--- START OF Provided data ---
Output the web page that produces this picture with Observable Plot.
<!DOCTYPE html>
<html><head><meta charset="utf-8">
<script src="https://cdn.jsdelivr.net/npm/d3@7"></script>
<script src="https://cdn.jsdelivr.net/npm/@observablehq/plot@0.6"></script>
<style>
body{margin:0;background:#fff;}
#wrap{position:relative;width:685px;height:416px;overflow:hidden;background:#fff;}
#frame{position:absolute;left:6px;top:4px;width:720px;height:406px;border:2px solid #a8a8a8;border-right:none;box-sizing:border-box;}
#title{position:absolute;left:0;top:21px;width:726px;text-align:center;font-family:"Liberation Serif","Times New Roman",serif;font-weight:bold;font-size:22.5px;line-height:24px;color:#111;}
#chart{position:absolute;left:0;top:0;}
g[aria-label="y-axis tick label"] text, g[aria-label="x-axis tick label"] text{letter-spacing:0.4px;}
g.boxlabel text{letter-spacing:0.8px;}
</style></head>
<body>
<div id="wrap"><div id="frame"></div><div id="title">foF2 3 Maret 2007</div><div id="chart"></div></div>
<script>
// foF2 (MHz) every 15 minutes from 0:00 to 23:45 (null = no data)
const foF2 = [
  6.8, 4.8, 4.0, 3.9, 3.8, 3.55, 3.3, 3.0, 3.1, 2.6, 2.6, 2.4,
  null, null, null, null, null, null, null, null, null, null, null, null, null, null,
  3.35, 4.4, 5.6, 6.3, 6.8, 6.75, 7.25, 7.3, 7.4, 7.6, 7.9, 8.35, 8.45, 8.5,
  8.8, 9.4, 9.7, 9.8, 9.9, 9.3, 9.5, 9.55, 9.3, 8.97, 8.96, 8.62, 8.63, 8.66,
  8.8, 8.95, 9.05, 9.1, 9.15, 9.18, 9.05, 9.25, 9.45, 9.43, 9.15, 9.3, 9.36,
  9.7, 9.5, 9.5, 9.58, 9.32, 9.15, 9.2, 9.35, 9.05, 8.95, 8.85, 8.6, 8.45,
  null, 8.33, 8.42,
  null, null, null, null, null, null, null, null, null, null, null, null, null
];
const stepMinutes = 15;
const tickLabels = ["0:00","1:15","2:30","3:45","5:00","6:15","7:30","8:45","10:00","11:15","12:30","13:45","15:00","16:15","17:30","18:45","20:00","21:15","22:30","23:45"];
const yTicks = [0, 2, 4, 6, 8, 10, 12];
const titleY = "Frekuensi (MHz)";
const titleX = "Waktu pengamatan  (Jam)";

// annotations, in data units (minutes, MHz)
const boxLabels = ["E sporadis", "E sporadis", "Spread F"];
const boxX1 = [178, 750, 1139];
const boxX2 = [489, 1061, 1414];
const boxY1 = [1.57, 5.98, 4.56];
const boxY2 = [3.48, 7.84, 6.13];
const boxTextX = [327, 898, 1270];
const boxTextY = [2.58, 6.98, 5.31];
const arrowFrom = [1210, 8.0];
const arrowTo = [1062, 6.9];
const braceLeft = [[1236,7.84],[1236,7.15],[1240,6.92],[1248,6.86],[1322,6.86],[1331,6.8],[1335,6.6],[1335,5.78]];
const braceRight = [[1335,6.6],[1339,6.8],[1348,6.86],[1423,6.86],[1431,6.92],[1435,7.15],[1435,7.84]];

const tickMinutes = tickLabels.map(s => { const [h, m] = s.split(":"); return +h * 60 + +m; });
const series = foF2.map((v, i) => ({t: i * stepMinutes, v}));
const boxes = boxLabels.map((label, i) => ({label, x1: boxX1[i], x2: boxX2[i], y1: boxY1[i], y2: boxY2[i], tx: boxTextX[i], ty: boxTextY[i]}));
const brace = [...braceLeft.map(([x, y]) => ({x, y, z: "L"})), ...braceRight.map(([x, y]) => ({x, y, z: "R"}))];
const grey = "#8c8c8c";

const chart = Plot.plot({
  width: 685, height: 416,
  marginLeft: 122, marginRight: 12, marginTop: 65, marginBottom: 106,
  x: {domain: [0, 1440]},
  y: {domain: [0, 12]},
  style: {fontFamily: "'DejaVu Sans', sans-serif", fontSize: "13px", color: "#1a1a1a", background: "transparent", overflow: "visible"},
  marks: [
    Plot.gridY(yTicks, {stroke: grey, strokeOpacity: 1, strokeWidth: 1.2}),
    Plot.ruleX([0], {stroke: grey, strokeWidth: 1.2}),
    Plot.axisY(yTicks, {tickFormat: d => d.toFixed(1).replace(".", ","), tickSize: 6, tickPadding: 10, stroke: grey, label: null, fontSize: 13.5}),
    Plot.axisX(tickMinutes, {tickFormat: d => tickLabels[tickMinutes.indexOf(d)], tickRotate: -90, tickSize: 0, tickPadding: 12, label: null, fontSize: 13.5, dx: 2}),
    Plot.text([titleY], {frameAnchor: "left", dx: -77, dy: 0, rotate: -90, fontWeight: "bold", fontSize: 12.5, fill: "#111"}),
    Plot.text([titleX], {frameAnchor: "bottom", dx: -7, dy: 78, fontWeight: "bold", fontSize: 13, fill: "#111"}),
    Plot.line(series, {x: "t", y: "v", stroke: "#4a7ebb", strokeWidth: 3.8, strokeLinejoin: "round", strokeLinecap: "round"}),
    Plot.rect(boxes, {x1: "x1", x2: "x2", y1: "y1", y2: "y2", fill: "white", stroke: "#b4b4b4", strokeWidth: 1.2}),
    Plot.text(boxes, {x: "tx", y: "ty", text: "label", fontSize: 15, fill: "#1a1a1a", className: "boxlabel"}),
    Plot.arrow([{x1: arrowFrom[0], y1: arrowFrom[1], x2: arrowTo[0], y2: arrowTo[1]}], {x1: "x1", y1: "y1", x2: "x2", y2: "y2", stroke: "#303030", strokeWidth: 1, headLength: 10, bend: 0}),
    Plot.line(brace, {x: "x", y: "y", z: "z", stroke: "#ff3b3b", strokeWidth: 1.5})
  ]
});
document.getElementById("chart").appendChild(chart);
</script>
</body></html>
--- END OF Provided data ---
- **Instructions to follow**: Write the complete data out, exactly as above.

- **Answer to this task**:
Output the web page that produces this picture with Observable Plot.
<!DOCTYPE html>
<html><head><meta charset="utf-8">
<script src="https://cdn.jsdelivr.net/npm/d3@7"></script>
<script src="https://cdn.jsdelivr.net/npm/@observablehq/plot@0.6"></script>
<style>
body{margin:0;background:#fff;}
#wrap{position:relative;width:685px;height:416px;overflow:hidden;background:#fff;}
#frame{position:absolute;left:6px;top:4px;width:720px;height:406px;border:2px solid #a8a8a8;border-right:none;box-sizing:border-box;}
#title{position:absolute;left:0;top:21px;width:726px;text-align:center;font-family:"Liberation Serif","Times New Roman",serif;font-weight:bold;font-size:22.5px;line-height:24px;color:#111;}
#chart{position:absolute;left:0;top:0;}
g[aria-label="y-axis tick label"] text, g[aria-label="x-axis tick label"] text{letter-spacing:0.4px;}
g.boxlabel text{letter-spacing:0.8px;}
</style></head>
<body>
<div id="wrap"><div id="frame"></div><div id="title">foF2 3 Maret 2007</div><div id="chart"></div></div>
<script>
// foF2 (MHz) every 15 minutes from 0:00 to 23:45 (null = no data)
const foF2 = [
  6.8, 4.8, 4.0, 3.9, 3.8, 3.55, 3.3, 3.0, 3.1, 2.6, 2.6, 2.4,
  null, null, null, null, null, null, null, null, null, null, null, null, null, null,
  3.35, 4.4, 5.6, 6.3, 6.8, 6.75, 7.25, 7.3, 7.4, 7.6, 7.9, 8.35, 8.45, 8.5,
  8.8, 9.4, 9.7, 9.8, 9.9, 9.3, 9.5, 9.55, 9.3, 8.97, 8.96, 8.62, 8.63, 8.66,
  8.8, 8.95, 9.05, 9.1, 9.15, 9.18, 9.05, 9.25, 9.45, 9.43, 9.15, 9.3, 9.36,
  9.7, 9.5, 9.5, 9.58, 9.32, 9.15, 9.2, 9.35, 9.05, 8.95, 8.85, 8.6, 8.45,
  null, 8.33, 8.42,
  null, null, null, null, null, null, null, null, null, null, null, null, null
];
const stepMinutes = 15;
const tickLabels = ["0:00","1:15","2:30","3:45","5:00","6:15","7:30","8:45","10:00","11:15","12:30","13:45","15:00","16:15","17:30","18:45","20:00","21:15","22:30","23:45"];
const yTicks = [0, 2, 4, 6, 8, 10, 12];
const titleY = "Frekuensi (MHz)";
const titleX = "Waktu pengamatan  (Jam)";

// annotations, in data units (minutes, MHz)
const boxLabels = ["E sporadis", "E sporadis", "Spread F"];
const boxX1 = [178, 750, 1139];
const boxX2 = [489, 1061, 1414];
const boxY1 = [1.57, 5.98, 4.56];
const boxY2 = [3.48, 7.84, 6.13];
const boxTextX = [327, 898, 1270];
const boxTextY = [2.58, 6.98, 5.31];
const arrowFrom = [1210, 8.0];
const arrowTo = [1062, 6.9];
const braceLeft = [[1236,7.84],[1236,7.15],[1240,6.92],[1248,6.86],[1322,6.86],[1331,6.8],[1335,6.6],[1335,5.78]];
const braceRight = [[1335,6.6],[1339,6.8],[1348,6.86],[1423,6.86],[1431,6.92],[1435,7.15],[1435,7.84]];

const tickMinutes = tickLabels.map(s => { const [h, m] = s.split(":"); return +h * 60 + +m; });
const series = foF2.map((v, i) => ({t: i * stepMinutes, v}));
const boxes = boxLabels.map((label, i) => ({label, x1: boxX1[i], x2: boxX2[i], y1: boxY1[i], y2: boxY2[i], tx: boxTextX[i], ty: boxTextY[i]}));
const brace = [...braceLeft.map(([x, y]) => ({x, y, z: "L"})), ...braceRight.map(([x, y]) => ({x, y, z: "R"}))];
const grey = "#8c8c8c";

const chart = Plot.plot({
  width: 685, height: 416,
  marginLeft: 122, marginRight: 12, marginTop: 65, marginBottom: 106,
  x: {domain: [0, 1440]},
  y: {domain: [0, 12]},
  style: {fontFamily: "'DejaVu Sans', sans-serif", fontSize: "13px", color: "#1a1a1a", background: "transparent", overflow: "visible"},
  marks: [
    Plot.gridY(yTicks, {stroke: grey, strokeOpacity: 1, strokeWidth: 1.2}),
    Plot.ruleX([0], {stroke: grey, strokeWidth: 1.2}),
    Plot.axisY(yTicks, {tickFormat: d => d.toFixed(1).replace(".", ","), tickSize: 6, tickPadding: 10, stroke: grey, label: null, fontSize: 13.5}),
    Plot.axisX(tickMinutes, {tickFormat: d => tickLabels[tickMinutes.indexOf(d)], tickRotate: -90, tickSize: 0, tickPadding: 12, label: null, fontSize: 13.5, dx: 2}),
    Plot.text([titleY], {frameAnchor: "left", dx: -77, dy: 0, rotate: -90, fontWeight: "bold", fontSize: 12.5, fill: "#111"}),
    Plot.text([titleX], {frameAnchor: "bottom", dx: -7, dy: 78, fontWeight: "bold", fontSize: 13, fill: "#111"}),
    Plot.line(series, {x: "t", y: "v", stroke: "#4a7ebb", strokeWidth: 3.8, strokeLinejoin: "round", strokeLinecap: "round"}),
    Plot.rect(boxes, {x1: "x1", x2: "x2", y1: "y1", y2: "y2", fill: "white", stroke: "#b4b4b4", strokeWidth: 1.2}),
    Plot.text(boxes, {x: "tx", y: "ty", text: "label", fontSize: 15, fill: "#1a1a1a", className: "boxlabel"}),
    Plot.arrow([{x1: arrowFrom[0], y1: arrowFrom[1], x2: arrowTo[0], y2: arrowTo[1]}], {x1: "x1", y1: "y1", x2: "x2", y2: "y2", stroke: "#303030", strokeWidth: 1, headLength: 10, bend: 0}),
    Plot.line(brace, {x: "x", y: "y", z: "z", stroke: "#ff3b3b", strokeWidth: 1.5})
  ]
});
document.getElementById("chart").appendChild(chart);
</script>
</body></html>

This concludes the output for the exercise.